Zes adviezen voor de raad

Zes adviezen voor de raad

De strijd om de raadszetels is losgebarsten. Met nog minder dan vijf weken tot de verkiezingen halen kandidaten alles uit de kast om elkaar de loef af te steken. Toch zal men na 21 maart de strijdbijl moeten begraven en samen aan de slag gaan in de nieuwe raad. In 2017 is een reeks interactieve workshops gehouden om de rolneming van raadsleden in de veranderende verhoudingen onder de loep te nemen. Hier zijn zes adviezen uit voortgekomen. 

De raad stelt kaders, controleert en vertegenwoordigt de inwoners van de gemeente.
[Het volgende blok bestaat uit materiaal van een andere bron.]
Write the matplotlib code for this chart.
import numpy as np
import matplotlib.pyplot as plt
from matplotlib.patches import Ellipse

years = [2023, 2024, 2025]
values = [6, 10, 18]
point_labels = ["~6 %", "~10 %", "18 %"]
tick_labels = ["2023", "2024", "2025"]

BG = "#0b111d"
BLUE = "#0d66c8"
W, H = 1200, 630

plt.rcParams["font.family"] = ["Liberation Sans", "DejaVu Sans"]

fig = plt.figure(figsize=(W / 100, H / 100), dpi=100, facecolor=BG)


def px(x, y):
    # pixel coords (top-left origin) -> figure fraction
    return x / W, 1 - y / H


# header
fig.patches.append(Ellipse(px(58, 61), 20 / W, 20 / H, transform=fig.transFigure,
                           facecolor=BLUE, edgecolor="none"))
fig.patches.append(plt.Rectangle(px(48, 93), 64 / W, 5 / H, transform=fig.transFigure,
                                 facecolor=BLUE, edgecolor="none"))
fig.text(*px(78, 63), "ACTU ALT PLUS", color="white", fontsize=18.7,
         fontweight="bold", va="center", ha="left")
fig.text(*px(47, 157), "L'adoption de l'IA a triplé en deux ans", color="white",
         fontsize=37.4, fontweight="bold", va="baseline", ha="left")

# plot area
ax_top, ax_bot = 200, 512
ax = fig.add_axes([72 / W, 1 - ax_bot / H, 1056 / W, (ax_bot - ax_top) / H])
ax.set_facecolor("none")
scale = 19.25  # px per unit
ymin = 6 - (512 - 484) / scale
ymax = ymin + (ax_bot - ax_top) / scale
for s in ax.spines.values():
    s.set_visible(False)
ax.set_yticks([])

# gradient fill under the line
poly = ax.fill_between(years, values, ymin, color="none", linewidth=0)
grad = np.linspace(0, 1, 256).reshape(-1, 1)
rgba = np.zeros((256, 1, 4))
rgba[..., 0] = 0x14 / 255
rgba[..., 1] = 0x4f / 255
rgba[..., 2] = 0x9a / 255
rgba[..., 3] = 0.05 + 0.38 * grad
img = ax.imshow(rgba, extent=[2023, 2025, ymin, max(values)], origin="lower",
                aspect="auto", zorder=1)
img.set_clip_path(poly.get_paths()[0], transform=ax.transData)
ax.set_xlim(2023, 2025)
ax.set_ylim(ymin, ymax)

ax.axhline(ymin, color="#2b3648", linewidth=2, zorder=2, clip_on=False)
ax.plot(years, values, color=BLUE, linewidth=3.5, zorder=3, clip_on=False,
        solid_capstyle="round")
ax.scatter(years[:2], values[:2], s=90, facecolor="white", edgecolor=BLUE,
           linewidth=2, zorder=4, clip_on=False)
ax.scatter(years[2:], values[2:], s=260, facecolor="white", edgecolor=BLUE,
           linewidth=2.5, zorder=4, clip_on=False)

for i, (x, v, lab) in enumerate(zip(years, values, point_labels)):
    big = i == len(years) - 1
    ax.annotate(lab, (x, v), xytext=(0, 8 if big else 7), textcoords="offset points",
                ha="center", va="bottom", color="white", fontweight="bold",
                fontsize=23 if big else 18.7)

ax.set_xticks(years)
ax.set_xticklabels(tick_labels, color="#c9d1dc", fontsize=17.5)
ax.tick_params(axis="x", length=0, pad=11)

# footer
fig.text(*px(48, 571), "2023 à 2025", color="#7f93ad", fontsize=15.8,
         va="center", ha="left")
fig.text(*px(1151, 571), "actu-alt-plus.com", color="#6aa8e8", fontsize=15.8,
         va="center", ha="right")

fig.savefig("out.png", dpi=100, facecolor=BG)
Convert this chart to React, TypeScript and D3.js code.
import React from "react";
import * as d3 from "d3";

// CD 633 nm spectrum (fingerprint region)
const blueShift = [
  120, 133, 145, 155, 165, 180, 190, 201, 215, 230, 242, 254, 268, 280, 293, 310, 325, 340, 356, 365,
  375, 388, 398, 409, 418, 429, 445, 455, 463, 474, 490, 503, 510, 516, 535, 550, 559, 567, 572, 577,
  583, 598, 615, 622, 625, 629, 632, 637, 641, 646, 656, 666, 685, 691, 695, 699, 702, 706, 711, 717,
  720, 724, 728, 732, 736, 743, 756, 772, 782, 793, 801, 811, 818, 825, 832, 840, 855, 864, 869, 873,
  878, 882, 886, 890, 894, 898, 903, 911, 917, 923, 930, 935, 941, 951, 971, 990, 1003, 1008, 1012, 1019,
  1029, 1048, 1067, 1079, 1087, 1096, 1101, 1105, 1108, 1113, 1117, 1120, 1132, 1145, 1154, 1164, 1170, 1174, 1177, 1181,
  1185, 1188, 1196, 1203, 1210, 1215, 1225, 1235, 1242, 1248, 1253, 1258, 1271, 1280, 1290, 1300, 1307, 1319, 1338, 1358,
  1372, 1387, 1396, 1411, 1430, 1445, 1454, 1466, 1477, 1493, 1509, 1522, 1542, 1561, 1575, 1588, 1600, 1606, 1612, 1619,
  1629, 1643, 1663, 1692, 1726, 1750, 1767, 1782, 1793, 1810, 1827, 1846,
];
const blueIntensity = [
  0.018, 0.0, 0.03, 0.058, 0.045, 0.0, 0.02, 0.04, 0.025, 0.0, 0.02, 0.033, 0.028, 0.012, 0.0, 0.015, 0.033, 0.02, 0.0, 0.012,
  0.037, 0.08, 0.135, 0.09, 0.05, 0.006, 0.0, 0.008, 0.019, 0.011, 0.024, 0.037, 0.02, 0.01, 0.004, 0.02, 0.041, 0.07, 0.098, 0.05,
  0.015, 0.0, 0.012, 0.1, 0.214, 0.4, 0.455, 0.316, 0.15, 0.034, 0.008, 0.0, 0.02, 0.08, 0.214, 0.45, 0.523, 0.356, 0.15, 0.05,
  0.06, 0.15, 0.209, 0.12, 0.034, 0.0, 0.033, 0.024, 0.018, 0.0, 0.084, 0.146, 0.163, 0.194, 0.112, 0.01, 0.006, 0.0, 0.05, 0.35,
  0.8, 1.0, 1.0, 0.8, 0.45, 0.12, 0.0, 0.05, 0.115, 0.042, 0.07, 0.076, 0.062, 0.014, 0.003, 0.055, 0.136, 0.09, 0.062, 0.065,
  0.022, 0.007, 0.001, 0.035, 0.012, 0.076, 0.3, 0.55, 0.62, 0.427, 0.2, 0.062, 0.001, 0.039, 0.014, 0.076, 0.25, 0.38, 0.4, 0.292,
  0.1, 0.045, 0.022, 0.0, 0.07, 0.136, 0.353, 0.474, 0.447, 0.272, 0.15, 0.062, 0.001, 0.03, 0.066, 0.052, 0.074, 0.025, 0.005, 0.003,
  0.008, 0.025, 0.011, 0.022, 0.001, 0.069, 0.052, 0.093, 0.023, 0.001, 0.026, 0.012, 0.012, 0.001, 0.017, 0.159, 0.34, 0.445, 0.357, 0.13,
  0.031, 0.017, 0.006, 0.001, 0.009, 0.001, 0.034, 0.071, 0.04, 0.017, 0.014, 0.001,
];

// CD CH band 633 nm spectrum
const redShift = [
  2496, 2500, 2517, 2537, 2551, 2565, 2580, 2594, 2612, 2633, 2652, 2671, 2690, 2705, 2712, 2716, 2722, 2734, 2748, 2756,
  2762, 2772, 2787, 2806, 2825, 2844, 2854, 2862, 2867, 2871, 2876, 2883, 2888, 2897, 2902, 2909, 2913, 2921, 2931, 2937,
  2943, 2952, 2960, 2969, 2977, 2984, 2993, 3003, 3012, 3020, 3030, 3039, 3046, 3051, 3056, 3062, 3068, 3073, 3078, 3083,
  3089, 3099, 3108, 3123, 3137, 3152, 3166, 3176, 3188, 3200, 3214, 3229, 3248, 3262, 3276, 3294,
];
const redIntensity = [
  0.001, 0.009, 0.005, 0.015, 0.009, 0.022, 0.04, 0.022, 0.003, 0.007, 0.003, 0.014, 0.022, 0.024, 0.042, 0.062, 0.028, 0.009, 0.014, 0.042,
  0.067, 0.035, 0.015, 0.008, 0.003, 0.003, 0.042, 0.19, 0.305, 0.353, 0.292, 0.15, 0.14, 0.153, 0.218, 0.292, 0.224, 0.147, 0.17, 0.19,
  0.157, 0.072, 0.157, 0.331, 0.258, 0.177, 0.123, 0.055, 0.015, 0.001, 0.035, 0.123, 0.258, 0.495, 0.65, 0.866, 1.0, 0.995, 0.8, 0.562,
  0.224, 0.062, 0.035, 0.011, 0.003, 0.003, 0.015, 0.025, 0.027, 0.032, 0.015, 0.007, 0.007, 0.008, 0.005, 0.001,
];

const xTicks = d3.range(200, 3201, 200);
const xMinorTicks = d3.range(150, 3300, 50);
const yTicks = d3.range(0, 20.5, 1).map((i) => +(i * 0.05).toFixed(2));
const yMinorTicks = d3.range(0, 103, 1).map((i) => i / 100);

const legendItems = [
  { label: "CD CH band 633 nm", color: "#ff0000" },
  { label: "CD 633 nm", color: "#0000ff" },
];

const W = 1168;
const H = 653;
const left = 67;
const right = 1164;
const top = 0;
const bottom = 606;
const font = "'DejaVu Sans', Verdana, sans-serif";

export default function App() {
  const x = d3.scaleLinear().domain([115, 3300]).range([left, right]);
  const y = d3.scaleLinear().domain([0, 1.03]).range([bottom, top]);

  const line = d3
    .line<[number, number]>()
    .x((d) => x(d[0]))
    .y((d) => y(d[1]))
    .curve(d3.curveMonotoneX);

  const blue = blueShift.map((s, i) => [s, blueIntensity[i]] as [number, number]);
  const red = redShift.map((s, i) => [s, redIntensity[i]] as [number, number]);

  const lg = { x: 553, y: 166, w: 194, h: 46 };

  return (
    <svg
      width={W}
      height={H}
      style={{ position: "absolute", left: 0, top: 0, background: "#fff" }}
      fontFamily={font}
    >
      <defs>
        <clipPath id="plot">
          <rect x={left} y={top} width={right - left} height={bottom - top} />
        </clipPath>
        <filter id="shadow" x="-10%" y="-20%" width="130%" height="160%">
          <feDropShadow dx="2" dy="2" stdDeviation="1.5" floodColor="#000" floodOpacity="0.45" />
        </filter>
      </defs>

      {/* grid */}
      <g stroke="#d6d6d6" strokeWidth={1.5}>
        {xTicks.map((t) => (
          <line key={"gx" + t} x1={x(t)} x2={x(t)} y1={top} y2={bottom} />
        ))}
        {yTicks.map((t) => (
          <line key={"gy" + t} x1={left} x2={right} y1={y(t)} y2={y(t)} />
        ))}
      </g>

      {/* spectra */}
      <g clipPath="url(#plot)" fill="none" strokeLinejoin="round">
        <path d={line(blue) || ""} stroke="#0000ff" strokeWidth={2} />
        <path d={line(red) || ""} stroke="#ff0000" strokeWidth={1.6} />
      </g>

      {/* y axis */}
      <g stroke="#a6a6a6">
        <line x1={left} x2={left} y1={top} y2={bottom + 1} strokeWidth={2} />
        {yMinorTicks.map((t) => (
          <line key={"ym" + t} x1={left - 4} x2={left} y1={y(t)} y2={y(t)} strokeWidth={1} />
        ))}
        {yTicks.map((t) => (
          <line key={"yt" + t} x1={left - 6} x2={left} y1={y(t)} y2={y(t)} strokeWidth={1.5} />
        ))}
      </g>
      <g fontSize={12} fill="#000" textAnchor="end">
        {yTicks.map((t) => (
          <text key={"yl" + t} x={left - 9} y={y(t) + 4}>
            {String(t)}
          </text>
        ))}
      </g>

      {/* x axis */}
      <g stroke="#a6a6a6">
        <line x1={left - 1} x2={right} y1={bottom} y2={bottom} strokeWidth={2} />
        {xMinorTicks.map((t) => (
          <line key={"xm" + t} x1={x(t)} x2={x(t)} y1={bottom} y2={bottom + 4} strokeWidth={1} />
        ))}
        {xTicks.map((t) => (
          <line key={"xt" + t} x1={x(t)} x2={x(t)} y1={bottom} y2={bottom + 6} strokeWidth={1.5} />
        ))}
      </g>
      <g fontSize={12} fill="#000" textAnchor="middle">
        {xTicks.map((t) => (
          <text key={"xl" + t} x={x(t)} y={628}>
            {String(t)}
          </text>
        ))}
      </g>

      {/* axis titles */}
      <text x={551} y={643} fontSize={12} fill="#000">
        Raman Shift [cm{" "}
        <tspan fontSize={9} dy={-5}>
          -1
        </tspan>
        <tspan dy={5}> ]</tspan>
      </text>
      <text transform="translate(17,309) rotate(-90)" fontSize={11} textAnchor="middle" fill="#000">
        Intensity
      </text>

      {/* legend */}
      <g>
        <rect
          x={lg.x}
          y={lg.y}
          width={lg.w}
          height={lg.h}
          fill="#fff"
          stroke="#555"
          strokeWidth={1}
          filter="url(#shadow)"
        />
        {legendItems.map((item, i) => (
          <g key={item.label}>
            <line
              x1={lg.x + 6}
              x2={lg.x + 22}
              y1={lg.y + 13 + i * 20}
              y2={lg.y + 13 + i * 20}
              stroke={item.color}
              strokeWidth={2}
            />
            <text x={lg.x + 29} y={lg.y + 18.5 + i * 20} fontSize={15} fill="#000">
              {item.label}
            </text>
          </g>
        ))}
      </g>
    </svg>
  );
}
Hoe de raad die rollen precies invult, kan zij in grote mate zelf bepalen. Maar dat gaat alleen op als de raad aan de voorkant zelf positie en spelregels kiest. Doet ze dat niet, dan beland je in een rol die andere actoren hebben bepaald – vaak zonder daar erg veel over na te denken. Als je wil sturen moet je wel aan de voorkant zelf dingen doen. 

Deze vraagstukken zijn voorgelegd aan tientallen raadsleden door het land. Op basis daarvan heeft WagenaarHoes zes adviezen opgesteld. Lees de hele publicatie hier terug. 

1.     Organiseer het metagesprek

Om als raad geen speelbal maar spelverdeler te zijn, is het nodig om regelmatig te reflecteren op hoe je het doet. Ook voetballers kijken de wedstrijd terug! Bespreek hoe je omgaat met de politieke vs. de bestuurlijke rol van de raad, met ruimte voor maatwerk en initiatief en met dingen die misgaan. Organiseer dit in overleg met de griffie: periodiek, met of zonder college, al dan niet met coaches van buiten. 

2.     Besteed meer aandacht aan proceskaders: bepaal de spelregels voor participatie

Meer co-creatie tussen inwoners en gemeente en meer loslaten hoeven niet te betekenen dat je rol als raad kleiner wordt. Juist in deze ontwikkeling is het cruciaal dat spelregels worden ontwikkeld en gehandhaafd, waarbij zorgvuldig wordt omgegaan met verschillende belangen die in de samenleving zijn. Pak daar je rol als raad! Stel kaders en hou als volksvertegenwoordiger goed in de gaten hoe dit uitwerkt. 

3.     Zorg dat je aan de voorkant komt

Je kunt alleen echt op hoofdlijnen sturen wanneer je voldoende aan de voorkant begint. Wacht niet af tot er voorstellen vanuit het college komen, maar wees proactief. Werk bijvoorbeeld vanuit een raadsagenda; neem het initiatief om zelf als raad rond belangrijke thema’s eerder aandachtspunten te formuleren die de ambtelijke organisatie en het college kunnen meenemen. 

4.     Maak de werkdruk hanteerbaar – vermijd ballast

Als je over alles wilt meepraten en beslissen, kun je nergens echt aandacht aan besteden. Maak keuzes: wat zijn de belangrijke en bepalende zaken? Zorg dat je daar als raad aan de bal bent. Bijvoorbeeld door in het Omgevingsplan op die thema’s te werken met kwaliteitseisen in plaats van dichte normen, gebruik makend van het adviesrecht van de raad. Maar maak daarvoor ook ruimte, door andere minder belangrijke zaken te delegeren aan het college. 

5.     Creëer meer grip in regionale samenwerking door procesafspraken

Laat je niet wijsmaken dat je als raadslid het nakijken hebt bij regionale samenwerking. Claim aan de voorkant ruimte om kaders te stellen en te bepalen wat je loslaat. Formuleer duidelijk wat wilt zien in voorstellen vanuit bovenlokale samenwerkingsverbanden. Natuurlijk sta je in samenwerkingsverbanden nooit alleen aan het stuur, maar dat geldt ook voor de andere samenwerkingspartners. 

6.    Investeer in je team 

De rol van raadslid is boeiend en veelzijdig. Als je die voor het eerst mag gaan spelen, komt er veel op je af. Investeer in nieuwe raadsleden, neem hen mee in het denken over de eigen rol en organiseer reflectiemomenten. Benut ook vooral hun frisse blik en verwonderde vragen, ook als spiegel voor de vanzelfsprekendheden bij ervaren raadsleden.